I am quite confused, I solved other questions using the method with g, but this one, don't know if it should be solved with rdrdθ or just dxdy . The confusing thing is that here I have z = 1-x²-y²

 

[gl0ck]

You can parametrize the surface if you want, let:

$$\vec r(x, y) = x \hat i + y \hat j + z \hat k = x \hat i + y \hat j + (1 - x^2 - y^2) \hat k$$

Find $\vec r_x(x, y)$ and $\vec r_y(x, y)$. Use those to obtain $\vec r_x \times \vec r_y$. Now you have a theorem which states:

$$\iint_S \vec F(x, y, z) \cdot d \vec S = \iint_D \vec F(\vec r(x,y)) \cdot (\vec r_x \times \vec r_y) \space dA$$

Where the region $D$ is given by the plane $z = 1 - x^2 - y^2$ for $0 \leq z \leq 1$.

Plotting the plane for the points $(x, 0, 0), (0, y, 0)$, and $(0, 0, z)$ will give you the limits easily, and a nice graph to look at.

Hello, I've got exam on the same things, so please give some feedback on my workings

This surface is the graph of the function f(x,y) = 1-x^2-y^2 \mbox{ for } x^2+y^2 <= 1, so use the graph parametrization
X(x,y) = (y,x, 1 - x^2 - y^2).
We shall use the following (very important!) general formula for the upward normal of a surface defined by an equation of the form z = f(x,y):
N(x,y)=(-f1, -f2,1)

For the surface of interest here, it follows that:
N(x,y) = (-(-2x),-(-2y),1)

And we have F(X(x,y)) = (y,x,1-x^2-y^2)

So F \cdot N = 2xy+2xy+1-x^2 - y^2

So we have \ \int_0^{2\pi} \int_0^1 (4cos( \theta )sin( \theta ) + 1 - r^2) rdrd \theta

 

[STEMucator]

Sorry for that a bit earlier where I mentioned $z = 1 - x^2 - y^2$ is a plane, it's a paraboloid.

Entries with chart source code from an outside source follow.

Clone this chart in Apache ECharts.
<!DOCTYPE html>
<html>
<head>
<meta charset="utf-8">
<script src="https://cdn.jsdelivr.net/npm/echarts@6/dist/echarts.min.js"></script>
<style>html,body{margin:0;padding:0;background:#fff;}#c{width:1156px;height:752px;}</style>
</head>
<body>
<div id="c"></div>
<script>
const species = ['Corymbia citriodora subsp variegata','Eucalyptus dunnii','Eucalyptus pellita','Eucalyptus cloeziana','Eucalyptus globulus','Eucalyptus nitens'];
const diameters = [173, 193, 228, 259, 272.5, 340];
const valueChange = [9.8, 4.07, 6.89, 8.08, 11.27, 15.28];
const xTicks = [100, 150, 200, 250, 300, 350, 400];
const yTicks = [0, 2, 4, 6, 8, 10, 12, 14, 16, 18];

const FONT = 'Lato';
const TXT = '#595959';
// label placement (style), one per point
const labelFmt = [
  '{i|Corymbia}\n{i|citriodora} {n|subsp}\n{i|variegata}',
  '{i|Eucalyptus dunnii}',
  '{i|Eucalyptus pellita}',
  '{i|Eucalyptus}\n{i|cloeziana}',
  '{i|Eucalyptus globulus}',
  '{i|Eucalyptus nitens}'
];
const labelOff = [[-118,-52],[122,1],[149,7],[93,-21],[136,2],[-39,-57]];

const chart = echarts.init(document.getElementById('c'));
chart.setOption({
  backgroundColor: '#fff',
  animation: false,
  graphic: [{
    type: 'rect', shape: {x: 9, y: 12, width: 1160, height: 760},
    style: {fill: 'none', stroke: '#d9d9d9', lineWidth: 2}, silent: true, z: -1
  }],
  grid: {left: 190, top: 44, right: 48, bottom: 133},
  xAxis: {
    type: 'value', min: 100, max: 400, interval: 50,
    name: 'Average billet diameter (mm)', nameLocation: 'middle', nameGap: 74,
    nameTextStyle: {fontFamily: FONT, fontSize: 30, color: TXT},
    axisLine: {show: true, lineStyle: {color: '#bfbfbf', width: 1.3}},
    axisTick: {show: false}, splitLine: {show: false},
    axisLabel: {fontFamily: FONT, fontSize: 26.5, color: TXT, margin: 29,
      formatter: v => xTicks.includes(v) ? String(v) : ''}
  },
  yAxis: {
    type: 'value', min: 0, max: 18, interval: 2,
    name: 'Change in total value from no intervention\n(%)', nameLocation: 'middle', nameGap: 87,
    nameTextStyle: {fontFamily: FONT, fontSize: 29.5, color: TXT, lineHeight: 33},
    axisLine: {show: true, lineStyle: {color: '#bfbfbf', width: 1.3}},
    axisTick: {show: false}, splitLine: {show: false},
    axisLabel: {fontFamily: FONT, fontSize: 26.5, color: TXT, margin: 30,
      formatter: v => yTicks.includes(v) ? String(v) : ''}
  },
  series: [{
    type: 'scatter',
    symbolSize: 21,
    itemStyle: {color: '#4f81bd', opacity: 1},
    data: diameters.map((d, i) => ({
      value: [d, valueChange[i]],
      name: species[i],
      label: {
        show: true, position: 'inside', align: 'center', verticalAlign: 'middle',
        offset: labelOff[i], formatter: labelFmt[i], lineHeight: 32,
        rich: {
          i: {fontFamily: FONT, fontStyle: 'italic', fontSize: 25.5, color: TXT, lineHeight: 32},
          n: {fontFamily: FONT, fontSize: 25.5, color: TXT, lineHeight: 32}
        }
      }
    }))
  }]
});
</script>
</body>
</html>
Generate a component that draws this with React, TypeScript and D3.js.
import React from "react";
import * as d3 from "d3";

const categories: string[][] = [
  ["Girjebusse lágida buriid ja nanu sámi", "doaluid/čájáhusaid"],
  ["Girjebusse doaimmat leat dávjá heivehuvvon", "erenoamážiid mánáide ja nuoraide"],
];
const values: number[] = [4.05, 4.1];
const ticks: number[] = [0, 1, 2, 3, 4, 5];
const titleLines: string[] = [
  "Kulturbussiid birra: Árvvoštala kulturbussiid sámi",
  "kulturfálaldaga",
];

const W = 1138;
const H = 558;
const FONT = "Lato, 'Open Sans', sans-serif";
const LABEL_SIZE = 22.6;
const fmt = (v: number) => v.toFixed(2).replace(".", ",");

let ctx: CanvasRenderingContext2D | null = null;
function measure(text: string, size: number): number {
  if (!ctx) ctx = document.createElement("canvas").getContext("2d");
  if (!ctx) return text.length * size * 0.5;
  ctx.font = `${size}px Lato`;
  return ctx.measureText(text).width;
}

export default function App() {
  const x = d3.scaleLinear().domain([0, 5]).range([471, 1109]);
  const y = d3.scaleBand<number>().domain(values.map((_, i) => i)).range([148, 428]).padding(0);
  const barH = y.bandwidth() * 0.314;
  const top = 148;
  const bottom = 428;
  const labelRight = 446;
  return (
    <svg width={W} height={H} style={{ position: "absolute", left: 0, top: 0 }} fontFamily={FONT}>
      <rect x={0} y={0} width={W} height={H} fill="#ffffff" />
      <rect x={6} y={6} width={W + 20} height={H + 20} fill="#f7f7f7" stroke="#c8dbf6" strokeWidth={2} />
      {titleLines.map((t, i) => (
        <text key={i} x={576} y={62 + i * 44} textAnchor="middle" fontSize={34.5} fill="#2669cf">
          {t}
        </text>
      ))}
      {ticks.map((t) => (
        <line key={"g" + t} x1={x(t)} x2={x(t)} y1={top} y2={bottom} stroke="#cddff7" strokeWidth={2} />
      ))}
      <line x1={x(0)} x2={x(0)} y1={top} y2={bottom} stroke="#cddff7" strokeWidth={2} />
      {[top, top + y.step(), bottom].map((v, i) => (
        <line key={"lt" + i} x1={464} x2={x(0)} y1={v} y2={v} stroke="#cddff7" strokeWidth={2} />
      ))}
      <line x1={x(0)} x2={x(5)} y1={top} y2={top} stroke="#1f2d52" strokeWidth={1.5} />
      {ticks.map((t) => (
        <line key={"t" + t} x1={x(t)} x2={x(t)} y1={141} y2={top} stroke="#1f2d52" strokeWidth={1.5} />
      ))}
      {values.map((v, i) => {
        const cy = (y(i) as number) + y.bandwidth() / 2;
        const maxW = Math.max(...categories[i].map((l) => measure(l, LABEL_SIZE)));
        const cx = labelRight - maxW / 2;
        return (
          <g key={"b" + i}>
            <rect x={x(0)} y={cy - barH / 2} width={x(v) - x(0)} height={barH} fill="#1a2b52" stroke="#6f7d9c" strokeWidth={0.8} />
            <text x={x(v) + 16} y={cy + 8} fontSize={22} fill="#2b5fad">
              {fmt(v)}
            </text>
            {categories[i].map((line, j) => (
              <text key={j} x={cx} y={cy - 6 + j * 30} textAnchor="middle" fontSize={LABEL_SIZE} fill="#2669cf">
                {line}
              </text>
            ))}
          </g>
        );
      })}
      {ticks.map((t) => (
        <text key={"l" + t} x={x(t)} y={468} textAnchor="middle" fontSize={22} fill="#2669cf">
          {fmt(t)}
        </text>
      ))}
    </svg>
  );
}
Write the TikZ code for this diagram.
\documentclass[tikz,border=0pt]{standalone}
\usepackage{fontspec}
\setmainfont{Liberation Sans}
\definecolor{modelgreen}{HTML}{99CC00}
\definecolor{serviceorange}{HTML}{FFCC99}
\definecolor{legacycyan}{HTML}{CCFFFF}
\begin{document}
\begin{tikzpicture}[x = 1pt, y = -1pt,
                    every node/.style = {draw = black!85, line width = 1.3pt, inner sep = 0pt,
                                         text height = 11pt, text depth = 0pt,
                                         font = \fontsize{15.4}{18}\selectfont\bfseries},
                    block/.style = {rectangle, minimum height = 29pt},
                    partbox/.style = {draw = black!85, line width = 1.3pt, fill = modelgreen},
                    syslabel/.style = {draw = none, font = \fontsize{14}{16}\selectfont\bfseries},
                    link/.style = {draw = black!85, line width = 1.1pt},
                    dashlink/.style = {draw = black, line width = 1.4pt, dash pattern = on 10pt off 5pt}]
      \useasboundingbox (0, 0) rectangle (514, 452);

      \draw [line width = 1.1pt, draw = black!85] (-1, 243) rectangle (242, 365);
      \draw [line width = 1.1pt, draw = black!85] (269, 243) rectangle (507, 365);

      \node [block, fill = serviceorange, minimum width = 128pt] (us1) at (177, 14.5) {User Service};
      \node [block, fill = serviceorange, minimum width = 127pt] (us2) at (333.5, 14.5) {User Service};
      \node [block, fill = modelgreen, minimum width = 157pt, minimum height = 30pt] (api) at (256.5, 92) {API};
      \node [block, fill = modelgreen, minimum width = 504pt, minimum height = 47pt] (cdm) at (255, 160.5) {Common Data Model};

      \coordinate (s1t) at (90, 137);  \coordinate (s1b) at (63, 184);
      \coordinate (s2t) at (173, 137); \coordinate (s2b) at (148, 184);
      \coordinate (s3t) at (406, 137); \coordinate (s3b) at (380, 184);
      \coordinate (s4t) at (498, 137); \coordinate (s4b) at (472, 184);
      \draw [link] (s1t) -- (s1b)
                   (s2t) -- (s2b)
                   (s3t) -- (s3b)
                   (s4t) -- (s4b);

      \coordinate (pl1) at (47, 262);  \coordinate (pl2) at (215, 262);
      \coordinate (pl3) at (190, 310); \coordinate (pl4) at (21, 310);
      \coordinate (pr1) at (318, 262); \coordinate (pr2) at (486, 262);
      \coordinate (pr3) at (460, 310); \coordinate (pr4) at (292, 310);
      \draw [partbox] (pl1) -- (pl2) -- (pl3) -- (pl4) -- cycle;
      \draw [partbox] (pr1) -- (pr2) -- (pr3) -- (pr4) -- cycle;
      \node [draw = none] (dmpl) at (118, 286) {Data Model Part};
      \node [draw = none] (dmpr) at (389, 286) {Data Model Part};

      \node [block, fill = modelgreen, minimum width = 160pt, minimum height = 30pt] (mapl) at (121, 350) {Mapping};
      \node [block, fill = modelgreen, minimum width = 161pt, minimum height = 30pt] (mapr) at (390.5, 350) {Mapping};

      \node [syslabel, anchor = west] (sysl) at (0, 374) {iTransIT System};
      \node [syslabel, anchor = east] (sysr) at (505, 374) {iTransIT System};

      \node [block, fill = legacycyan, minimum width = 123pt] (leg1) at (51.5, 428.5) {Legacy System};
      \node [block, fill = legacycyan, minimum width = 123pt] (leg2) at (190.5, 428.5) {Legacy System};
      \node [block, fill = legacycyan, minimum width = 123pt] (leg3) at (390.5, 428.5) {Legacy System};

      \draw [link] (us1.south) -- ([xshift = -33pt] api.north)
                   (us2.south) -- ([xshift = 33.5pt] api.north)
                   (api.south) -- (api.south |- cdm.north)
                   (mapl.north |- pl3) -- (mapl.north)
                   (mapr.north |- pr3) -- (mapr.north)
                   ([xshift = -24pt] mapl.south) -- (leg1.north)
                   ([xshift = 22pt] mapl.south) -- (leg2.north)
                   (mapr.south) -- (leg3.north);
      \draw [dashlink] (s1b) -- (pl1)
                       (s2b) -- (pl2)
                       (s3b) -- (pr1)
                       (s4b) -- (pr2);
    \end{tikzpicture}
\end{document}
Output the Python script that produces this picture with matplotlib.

As for the actual question, I worked it out to be:

Sorry for the squeeze near the bottom I was writing a bit too quickly and it got cut off.

 

[gl0ck]

Sorry for that a bit earlier where I mentioned $z = 1 - x^2 - y^2$ is a plane, it's a paraboloid.

As for the actual question, I worked it out to be:View attachment 83290

Sorry for the squeeze near the bottom I was writing a bit too quickly and it got cut off.

Yeah, I got the same, I just played it smart, but I think your solution is correct. I substituted r = x + y in the integral $1 - x^2 - y^2$ with $1 - ( x^2 + y^2)$ to get $1 - r^2$ and also for x and y since r = 1 I think I saw somewhere to replace $rcos( \theta )$ with $1cos( \theta )$
Otherwise your should be the correct one.